Switzerland had wanted – via a so-called Rubik accord – to regulate the previously non-declared, untaxed funds deposited by foreign nationals in Switzerland while preserving client anonymity.
“There cannot be a tax amnesty,” declared Hollande at a press conference in Paris.
For her part, Widmer-Schlumpf, who also holds the rotating Swiss presidency this year, said the Rubik accords were not so much an amnesty as a compromise “which allows tax payers with accounts in Switzerland to be taxed with a fine”.
Hollande said France wished to make progress on other issues – such as cooperation in the search for tax information, the status of the binational airport at Basel or the agreement on inheritance – before dealing with the Rubik dossier.
Beyond tax matters, Hollande said one of the reasons for the meeting was to strengthen bilateral relations which had been damaged by arguments over banking secrecy going back to his predecessor, Nicolas Sarkozy.
The Swiss government, according to Hollande, had been “needlessly shocked or attacked by surprise by the previous presidency”.
He also jokingly denied rumours that French tax agents were pretending to take holidays in Switzerland in order to check up on French tax payers.
A Swiss finance ministry spokesperson said Hollande had agreed to visit Switzerland "in the coming months", although no date had been set.
Switzerland has come under increased pressure to hand over names of alleged tax cheats from countries such as Germany, France, Italy and Britain.
In response, the Rubik principle was devised by the Association of Foreign Banks in Switzerland, and aims to separate income from wealth and hand over tax at source to third countries, while keeping the Swiss bank account holder’s anonymity.
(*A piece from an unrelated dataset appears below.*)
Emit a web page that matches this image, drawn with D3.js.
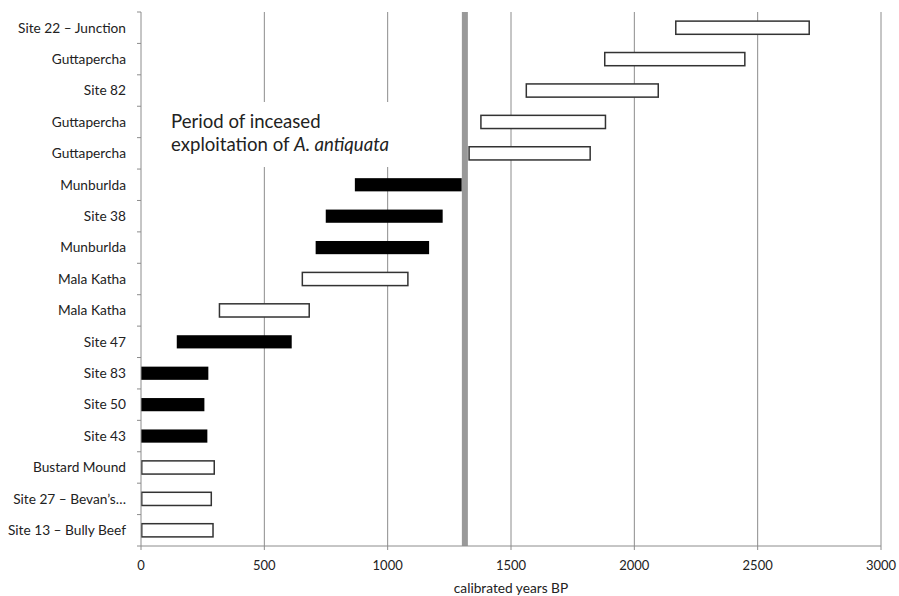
<!DOCTYPE html>
<html><head><meta charset="utf-8">
<script src="https://cdn.jsdelivr.net/npm/d3@7"></script>
<style>body{margin:0;background:#fff;} text{font-family:Lato,"Open Sans",sans-serif;}</style>
</head><body><svg id="c" width="899" height="596"></svg>
<script>
const sites = ["Site 22 – Junction","Guttapercha","Site 82","Guttapercha","Guttapercha","Munburlda","Site 38","Munburlda","Mala Katha","Mala Katha","Site 47","Site 83","Site 50","Site 43","Bustard Mound","Site 27 – Bevan’s…","Site 13 – Bully Beef"];
const startYears = [2165,1877,1559,1375,1327,867,749,708,651,315,145,0,0,0,0,0,0];
const endYears   = [2712,2451,2100,1886,1824,1300,1223,1168,1085,685,611,273,257,269,300,288,295];
const filled     = [false,false,false,false,false,true,true,true,false,false,true,true,true,true,false,false,false];
const xTicks = [0,500,1000,1500,2000,2500,3000];
const markerYear = 1313;
const xTitle = "calibrated years BP";

const svg = d3.select("#c");
const L = 141, R = 881, T = 12, B = 546;
const x = d3.scaleLinear().domain([0,3000]).range([L,R]);
const idx = sites.map((d,i)=>i);
const y = d3.scaleBand().domain(idx).range([T,B]).paddingInner(0.58).paddingOuter(0.29);

// gridlines
svg.append("g").selectAll("line").data(xTicks.slice(1)).join("line")
  .attr("x1",d=>x(d)).attr("x2",d=>x(d)).attr("y1",T).attr("y2",B)
  .attr("stroke","#8c8c8c").attr("stroke-width",1);

// annotation background
svg.append("rect").attr("x",166).attr("y",102).attr("width",236).attr("height",65).attr("fill","#fff");

// marker line
svg.append("rect").attr("x",x(markerYear)-3).attr("y",T).attr("width",6).attr("height",B-T).attr("fill","#999");

// bars
svg.append("g").selectAll("rect").data(idx).join("rect")
  .attr("x",i=>x(startYears[i])+(filled[i]?0:0.75))
  .attr("y",i=>y(i))
  .attr("width",i=>x(endYears[i])-x(startYears[i])-(filled[i]?0:1.5))
  .attr("height",y.bandwidth())
  .attr("fill",i=>filled[i]?"#000":"#fff")
  .attr("stroke",i=>filled[i]?"none":"#333")
  .attr("stroke-width",1.5);

// y axis
const step = (B-T)/sites.length;
const ya = svg.append("g");
ya.append("line").attr("x1",L).attr("x2",L).attr("y1",T).attr("y2",B).attr("stroke","#8c8c8c");
ya.selectAll("line.t").data(d3.range(sites.length+1)).join("line").attr("class","t")
  .attr("x1",L-4).attr("x2",L).attr("y1",i=>T+i*step).attr("y2",i=>T+i*step).attr("stroke","#8c8c8c");
ya.selectAll("text").data(idx).join("text")
  .attr("x",126).attr("y",i=>y(i)+y.bandwidth()/2).attr("dy","0.35em")
  .attr("text-anchor","end").attr("font-size",13.7).attr("fill","#222").text(i=>sites[i]);

// x axis
const xa = svg.append("g");
xa.append("line").attr("x1",L).attr("x2",R).attr("y1",B).attr("y2",B).attr("stroke","#8c8c8c");
xa.selectAll("line.t").data(xTicks).join("line").attr("class","t")
  .attr("x1",d=>x(d)).attr("x2",d=>x(d)).attr("y1",B).attr("y2",B+4).attr("stroke","#8c8c8c");
xa.selectAll("text").data(xTicks).join("text")
  .attr("x",d=>x(d)).attr("y",570).attr("text-anchor","middle").attr("font-size",13).attr("fill","#222").text(d=>d);
svg.append("text").attr("x",511).attr("y",593).attr("text-anchor","middle").attr("font-size",13.7).attr("fill","#222").text(xTitle);

// annotation
const ann = svg.append("text").attr("font-size",18.6).attr("fill","#222");
ann.append("tspan").attr("x",171).attr("y",128).text("Period of inceased");
const t2 = ann.append("tspan").attr("x",171).attr("y",151);
t2.text("exploitation of ");
ann.append("tspan").attr("font-style","italic").text("A. antiquata");
</script></body></html>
Rubik deals have been signed with Austria, Germany and Britain but are subject to parliamentary approval in all the countries involved. Last month, the German upper house of parliament, dominated by opposition parties, the deal.
The French in Switzerland
In 2010, Switzerland was home to 95,600 French citizens. This had risen from 73,500 in 2006, due largely to the implementation of the free movement of people agreement with the European Union.
The French represented the fifth-largest group of foreigners living in Switzerland (after Italy, Germany, Portugal and Serbia), although the number would be higher taking into account those who have not registered at the consulate.